Daily blood thinning injections were also given. I learned to do it myself, because I would need them for several weeks after discharge. The midwives were good tutors, and as long as I got the angle right and didn’t dither, the injection wasn’t that bad.
Hugo was sent some lovely presents.
Expressing my breast milk for Hugo meant that I was very conscious of all the medicines I was taking, even though they were all approved as being fine. For several days the midwives had been encouraging me to try Tramadol, not only because it would help with the pain, but it would also help me relax. I gave it a go – and found out what I had been missing. Tramadol is AWESOME! I remember giggling over nothing after my first dose, and blissfully sleeping for hours. It was much-needed.
My first photo with Hugo – taken on March 3.
By the Tuesday, I was assessed as being fit for discharge. Martin didn’t agree, as I was still weak. I was unable to hold a conversation, and the room would frequently spin, like it does when you have had one too many glass of wine.
I completed my friends and family test, and while I was waiting for my meds went to take a shower. The shower and loos are down the corridor. I built up my mobility and helped reduce my swelling by walking (waddling) there and back. My body again told me I was doing too much by making the world all blurry, my legs weak.
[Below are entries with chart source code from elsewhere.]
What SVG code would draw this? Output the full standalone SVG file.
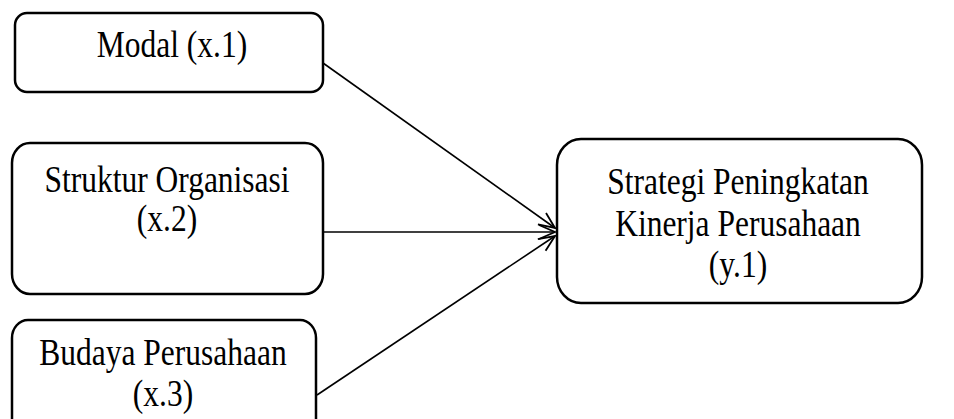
<svg xmlns="http://www.w3.org/2000/svg" width="954" height="419" viewBox="0 0 954 419">
<style>
.box{fill:#fff;stroke:#000;stroke-width:2.5}
.t{font-family:"Liberation Serif",serif;font-size:31.5px;fill:#000;text-anchor:middle}
.c{stroke:#000;stroke-width:1.6;fill:none}
</style>
<defs>
<marker id="arr" markerUnits="userSpaceOnUse" markerWidth="20" markerHeight="18" refX="17" refY="8" orient="auto" viewBox="0 0 20 16">
<path d="M1,1 L17,8 L1,15" fill="none" stroke="#000" stroke-width="1.8"/>
</marker>
</defs>
<rect width="954" height="419" fill="#fff"/>
<g id="node-modal">
<rect class="box" x="15" y="13" width="308" height="79" rx="12" ry="12"/>
<text class="t" transform="translate(172,57) scale(1,1.2)">Modal (x.1)</text>
</g>
<g id="node-struktur">
<rect class="box" x="12" y="143" width="311" height="151" rx="18" ry="20"/>
<text class="t" transform="translate(167,192) scale(1,1.2)">Struktur Organisasi</text>
<text class="t" transform="translate(167,231) scale(1,1.2)">(x.2)</text>
</g>
<g id="node-budaya">
<rect class="box" x="12" y="320" width="304" height="120" rx="16" ry="18"/>
<text class="t" transform="translate(163,365) scale(1,1.2)">Budaya Perusahaan</text>
<text class="t" transform="translate(163,406) scale(1,1.2)">(x.3)</text>
</g>
<g id="node-strategi">
<rect class="box" x="557" y="139" width="365" height="164" rx="24" ry="26"/>
<text class="t" transform="translate(738,194) scale(1,1.2)">Strategi Peningkatan</text>
<text class="t" transform="translate(738,236) scale(1,1.2)">Kinerja Perusahaan</text>
<text class="t" transform="translate(738,277) scale(1,1.2)">(y.1)</text>
</g>
<g id="connectors">
<line class="c" x1="323" y1="63" x2="555" y2="228" marker-end="url(#arr)"/>
<line class="c" x1="323" y1="232" x2="555" y2="232" marker-end="url(#arr)"/>
<line class="c" x1="317" y1="395" x2="555" y2="236" marker-end="url(#arr)"/>
</g>
</svg>
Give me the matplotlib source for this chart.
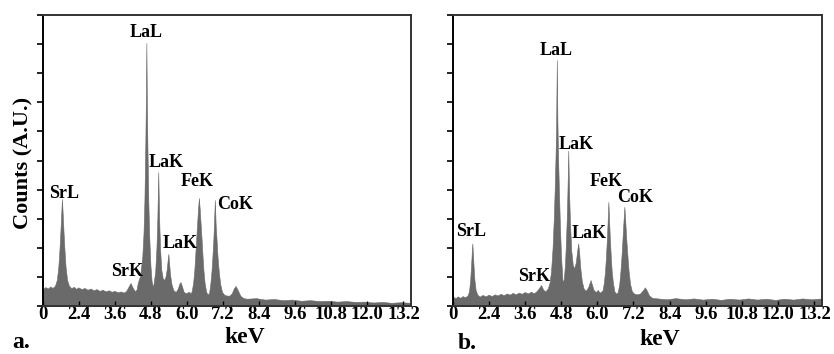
import matplotlib
matplotlib.use("Agg")
import matplotlib.pyplot as plt

# EDS spectra: energy (keV) and counts (arbitrary units, 0-100)
energy_a = [1.22, 1.30, 1.38, 1.46, 1.54, 1.62, 1.68, 1.73, 1.77, 1.80, 1.825, 1.85, 1.875, 1.90, 1.93,
            1.97, 2.02, 2.08, 2.16, 2.24, 2.32, 2.40, 2.50, 2.60, 2.70, 2.80, 2.90, 3.00, 3.10, 3.20,
            3.30, 3.40, 3.50, 3.60, 3.70, 3.80, 3.90, 3.98, 4.06, 4.13, 4.20, 4.27, 4.33,
            4.37, 4.45, 4.52, 4.56, 4.59, 4.62, 4.64, 4.655, 4.67, 4.69, 4.72, 4.75, 4.79, 4.83, 4.87,
            4.90, 4.95, 4.99, 5.02, 5.035, 5.05, 5.065, 5.08, 5.11, 5.15, 5.20, 5.25,
            5.29, 5.33, 5.36, 5.385, 5.41, 5.44, 5.49, 5.55, 5.63, 5.70, 5.75, 5.79, 5.83, 5.89,
            5.95, 6.01, 6.07, 6.12,
            6.16, 6.21, 6.25, 6.28, 6.31, 6.34, 6.37, 6.40, 6.43, 6.46, 6.49, 6.52, 6.55, 6.59, 6.64, 6.69,
            6.74, 6.78, 6.82, 6.85, 6.88, 6.90, 6.915, 6.93, 6.945, 6.96, 6.99, 7.02, 7.06, 7.11, 7.17, 7.25,
            7.33, 7.41, 7.49, 7.56, 7.62, 7.69, 7.78, 7.88,
            8.00, 8.30, 8.60, 8.90, 9.20, 9.50, 9.80, 10.10, 10.40, 10.70, 11.00, 11.30, 11.60, 11.90,
            12.20, 12.50, 12.80, 13.10, 13.45]
counts_a = [5.8, 6.5, 6.0, 6.7, 6.2, 7.0, 9.0, 13.5, 20.0, 26.0, 31.5, 36.8, 31.5, 26.0, 20.0,
            13.5, 9.0, 7.0, 6.1, 6.6, 5.9, 6.4, 5.8, 6.2, 5.6, 6.0, 5.4, 5.8, 5.2, 5.6,
            5.0, 5.4, 4.9, 5.2, 4.7, 5.0, 4.6, 5.1, 6.6, 7.9, 6.3, 5.1, 5.6,
            8.0, 10.5, 17.0, 25.0, 36.0, 55.0, 72.0, 90.4, 72.0, 55.0, 36.0, 24.0, 14.0, 8.5, 6.5,
            8.0, 12.0, 20.0, 30.0, 38.0, 46.0, 38.0, 30.0, 20.0, 12.5, 9.5, 9.0,
            10.0, 12.5, 15.5, 17.9, 15.0, 11.0, 7.5, 5.5, 4.8, 6.0, 7.6, 8.2, 7.0, 5.0,
            4.4, 4.6, 4.9, 4.3,
            5.0, 8.0, 12.5, 17.5, 23.0, 28.0, 33.0, 37.1, 33.0, 28.0, 23.0, 17.5, 12.5, 8.0, 5.0, 3.9,
            4.5, 7.5, 12.0, 17.0, 22.5, 27.5, 32.0, 36.4, 32.0, 27.5, 22.5, 17.0, 12.0, 7.5, 4.8, 3.8,
            3.6, 3.5, 4.3, 6.0, 6.9, 5.5, 3.5, 2.7,
            2.5, 2.7, 2.2, 2.4, 2.0, 2.2, 1.8, 2.0, 1.7, 1.8, 1.5, 1.7, 1.4, 1.5,
            1.2, 1.4, 1.1, 1.3, 1.1]

energy_b = [1.22, 1.30, 1.38, 1.46, 1.54, 1.62, 1.70, 1.75, 1.79, 1.82, 1.84, 1.86, 1.88, 1.90, 1.93,
            1.97, 2.02, 2.10, 2.20, 2.30, 2.40, 2.50, 2.60, 2.70, 2.80, 2.90, 3.00, 3.10, 3.20, 3.30,
            3.40, 3.50, 3.60, 3.70, 3.80, 3.90, 3.98, 4.06, 4.14, 4.21, 4.28,
            4.36, 4.42, 4.47, 4.52, 4.56, 4.59, 4.62, 4.64, 4.66, 4.68, 4.70, 4.73, 4.76, 4.80, 4.85,
            4.89, 4.93, 4.96, 4.99, 5.01, 5.025, 5.04, 5.055, 5.07, 5.10, 5.14, 5.19, 5.24,
            5.29, 5.33, 5.37, 5.40, 5.44, 5.49, 5.55, 5.62, 5.70, 5.75, 5.78, 5.82, 5.88, 5.95,
            6.02, 6.08, 6.14,
            6.18, 6.22, 6.26, 6.29, 6.32, 6.345, 6.37, 6.395, 6.42, 6.45, 6.48, 6.52, 6.57, 6.63,
            6.68, 6.73, 6.77, 6.81, 6.84, 6.87, 6.90, 6.93, 6.96, 7.00, 7.04, 7.09, 7.15, 7.23,
            7.33, 7.42, 7.52, 7.58, 7.64, 7.72, 7.82,
            8.00, 8.30, 8.60, 8.90, 9.20, 9.50, 9.80, 10.10, 10.40, 10.70, 11.00, 11.30, 11.60, 11.90,
            12.20, 12.50, 12.80, 13.10, 13.45]
counts_b = [3.2, 2.7, 3.3, 2.8, 3.4, 3.0, 3.6, 5.0, 9.0, 14.0, 18.0, 21.5, 18.0, 14.0, 9.0,
            5.5, 4.0, 3.2, 3.8, 3.3, 3.9, 3.4, 4.0, 3.6, 4.2, 3.7, 4.3, 3.9, 4.5, 4.0,
            4.6, 4.2, 4.8, 4.3, 4.9, 4.4, 5.0, 6.0, 7.2, 5.6, 5.0,
            6.0, 8.0, 12.0, 20.0, 30.0, 40.0, 52.0, 64.0, 84.5, 64.0, 52.0, 40.0, 29.0, 17.0, 8.5,
            9.0, 14.0, 21.0, 30.0, 38.0, 45.0, 53.4, 45.0, 38.0, 28.0, 19.0, 14.0, 13.0,
            15.0, 18.5, 21.5, 18.5, 13.0, 8.5, 6.0, 5.2, 6.5, 8.0, 8.9, 7.5, 5.5, 4.8,
            5.5, 4.6, 5.0,
            5.5, 8.0, 12.0, 17.0, 23.0, 29.0, 35.8, 29.0, 23.0, 17.0, 12.0, 8.0, 5.0, 4.2,
            4.8, 7.5, 12.0, 18.0, 23.5, 29.0, 34.1, 29.0, 23.5, 17.5, 12.0, 7.5, 5.0, 4.2,
            4.0, 4.3, 5.5, 6.4, 5.4, 3.6, 2.8,
            2.6, 2.3, 2.7, 2.3, 2.6, 2.2, 2.5, 2.1, 2.5, 2.2, 2.6, 2.2, 2.5, 2.1,
            2.5, 2.2, 2.6, 2.3, 2.6]

tick_pos = [1.22, 2.4, 3.6, 4.8, 6.0, 7.2, 8.4, 9.6, 10.8, 12.0, 13.2]
tick_labels = ['0', '2.4', '3.6', '4.8', '6.0', '7.2', '8.4', '9.6', '10.8', '12.0', '13.2']

# peak labels: (text, x keV, baseline y)
peaks_a = [('LaL', 4.65, 92.4), ('LaK', 5.31, 47.8), ('FeK', 6.35, 41.2), ('CoK', 7.61, 33.3),
           ('LaK', 5.78, 19.9), ('SrK', 4.02, 10.3), ('SrL', 1.92, 37.1)]
peaks_b = [('LaL', 4.63, 86.3), ('LaK', 5.30, 54.0), ('FeK', 6.29, 41.2), ('CoK', 7.25, 35.7),
           ('LaK', 5.73, 23.4), ('SrL', 1.82, 24.1), ('SrK', 3.90, 8.6)]

SERIF = 'Liberation Serif'
FILL = '#6a6a6a'


def draw_panel(ax, energy, counts, peaks, xlabel_pos):
    ax.fill_between(energy, counts, 0, color=FILL, lw=0.4, edgecolor=FILL)
    ax.set_xlim(1.22, 13.45)
    ax.set_ylim(0, 100)
    ax.set_yticks(range(0, 101, 10))
    ax.tick_params(axis='y', direction='out', length=4, width=1.2, labelleft=False)
    ax.set_xticks(tick_pos)
    ax.set_xticklabels(tick_labels, fontfamily=SERIF, fontweight='bold', fontsize=13.5)
    ax.tick_params(axis='x', direction='in', length=3.5, width=1, pad=0)
    for side in ['top', 'right', 'bottom']:
        ax.spines[side].set_color('#333333')
        ax.spines[side].set_linewidth(1.4)
    ax.spines['left'].set_color('black')
    ax.spines['left'].set_linewidth(1.4)
    for txt, x, y in peaks:
        ax.text(x, y, txt, ha='center', va='baseline', fontfamily=SERIF,
                fontweight='bold', fontsize=13)
    ax.set_xlabel('keV', fontfamily=SERIF, fontweight='bold', fontsize=17)
    ax.xaxis.label.set_va('baseline')
    ax.xaxis.set_label_coords(*xlabel_pos)


fig = plt.figure(figsize=(8.34, 3.54), dpi=100)
ax_a = fig.add_axes([43 / 834, 48 / 354, 368 / 834, 291 / 354])
ax_b = fig.add_axes([453 / 834, 48 / 354, 369 / 834, 291 / 354])

draw_panel(ax_a, energy_a, counts_a, peaks_a, ((245 - 43) / 368, -37 / 291))
draw_panel(ax_b, energy_b, counts_b, peaks_b, ((660 - 453) / 369, -39 / 291))

ax_a.set_ylabel('Counts (A.U.)', fontfamily=SERIF, fontweight='bold', fontsize=16)
ax_a.yaxis.set_label_coords(-10 / 368, 0.49)

fig.text(12 / 834, 1 - 348 / 354, 'a.', fontfamily=SERIF, fontweight='bold', fontsize=17, va='baseline')
fig.text(458 / 834, 1 - 349 / 354, 'b.', fontfamily=SERIF, fontweight='bold', fontsize=17, va='baseline')

fig.savefig('out.png', dpi=100)
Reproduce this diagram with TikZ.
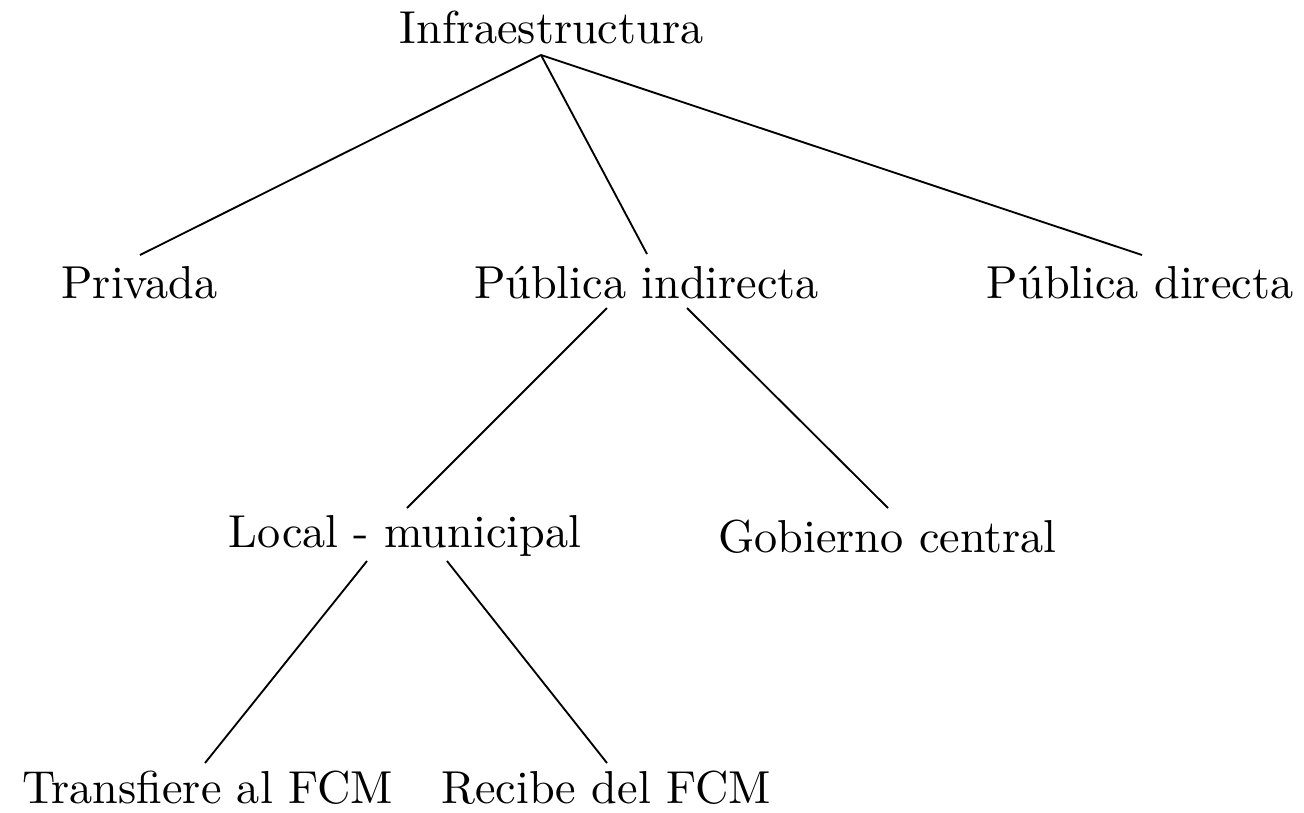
\documentclass[tikz,border=0pt]{standalone}
\usetikzlibrary{calc}
\begin{document}
\begin{tikzpicture}[x=0.2165pt,y=-0.2165pt,
  lbl/.style={anchor=base,inner sep=0pt},
  conn/.style={draw=black,line width=0.4pt}]
\useasboundingbox (0,0) rectangle (1304,812);
\node[lbl] (inf) at (551.5,43) {Infraestructura};
\node[lbl] (pri) at (139.5,298) {Privada};
\node[lbl] (pin) at (646.5,298) {Pública indirecta};
\node[lbl] (pdi) at (1140,298) {Pública directa};
\node[lbl] (loc) at (405,547) {Local - municipal};
\node[lbl] (gob) at (887.5,552) {Gobierno central};
\node[lbl] (tra) at (207.5,803) {Transfiere al FCM};
\node[lbl] (rec) at (606,803) {Recibe del FCM};
\draw[conn] ($(inf.base)+(-10.5,12)$) -- ($(pri.base)+(0.5,-43)$);
\draw[conn] ($(inf.base)+(-10.5,12)$) -- ($(pin.base)+(0.5,-44)$);
\draw[conn] ($(inf.base)+(-10.5,12)$) -- ($(pdi.base)+(2,-43)$);
\draw[conn] ($(pin.base)+(-39.5,10)$) -- ($(loc.base)+(2,-39)$);
\draw[conn] ($(pin.base)+(40.5,10)$) -- ($(gob.base)+(0.5,-44)$);
\draw[conn] ($(loc.base)+(-38,14)$) -- ($(tra.base)+(-2.5,-40)$);
\draw[conn] ($(loc.base)+(42,14)$) -- ($(rec.base)+(1,-40)$);
\end{tikzpicture}
\end{document}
I used my last ounce of energy to stand against the wall while awaiting rescue. After that episode, my hospital stay was extended, and I had to be wheeled to the loo and shower. Annoying.
The midwives would check I was already awake and expressing my breast milk to do my nightly obs, to save waking me up again. That helped me get a bit more rest.
It was agreed I needed a blood transfusion, as my symptoms indicated my body was not naturally replenishing the blood I had lost when Hugo was born. That would mean another cannula, which after the palaver of the previous week I was not looking forward to. Mercifully, an anaesthetist inserted one in my left hand, first time. I was given two units of blood, and started to feel so much better soon after. Colour returned to my cheeks, and I had more energy.
There was a little bit of panic when my platelets went from being dangerously low to very high. My logic was that if low platelets meant I was at risk of bleeding to death, surely a high level of platelets meant clots. I was paranoid, convinced every twitch in my leg meant a thrombosis. Being more mobile and my muscles getting used to functioning again caused the twitches, but considering the extraordinary and unexpected had already happened, I worried about what could be next.
After so long in hospital, I was desperate to be discharged. I wanted to be free to see Hugo whenever I was able. I wanted to go outside, to see the area we would be staying in. All I had seen of the hospital and locality was what I could see out of the window – it was quite disorientating.
I was also desperate for a decent meal. The hospital food is revolting, and I gave up on the evening meals because they would be left on a tray while I was on the unit with Hugo. I craved tasty, healthy food for my own recovery and so good nutrients could be passed to Hugo through my breast milk. Thank goodness for the M&S in the hospital reception for endless supplies of their salad bowls, and fruit yogurt.
Hugo holding my finger.
And so, after two weeks in hospital I was finally discharged – a year ago today. There was a bit of unhelpful confusion about where I would get my postnatal checks (the options included seeing my own GP two hours away, or going through the palaver of registering with a local GP – either option was unrealistic).
Once that was resolved (I would see the community midwife at the hospital) and my huge bag of meds was prepared I was ready for Ronald McDonald House, and the next stage of our journey with Hugo.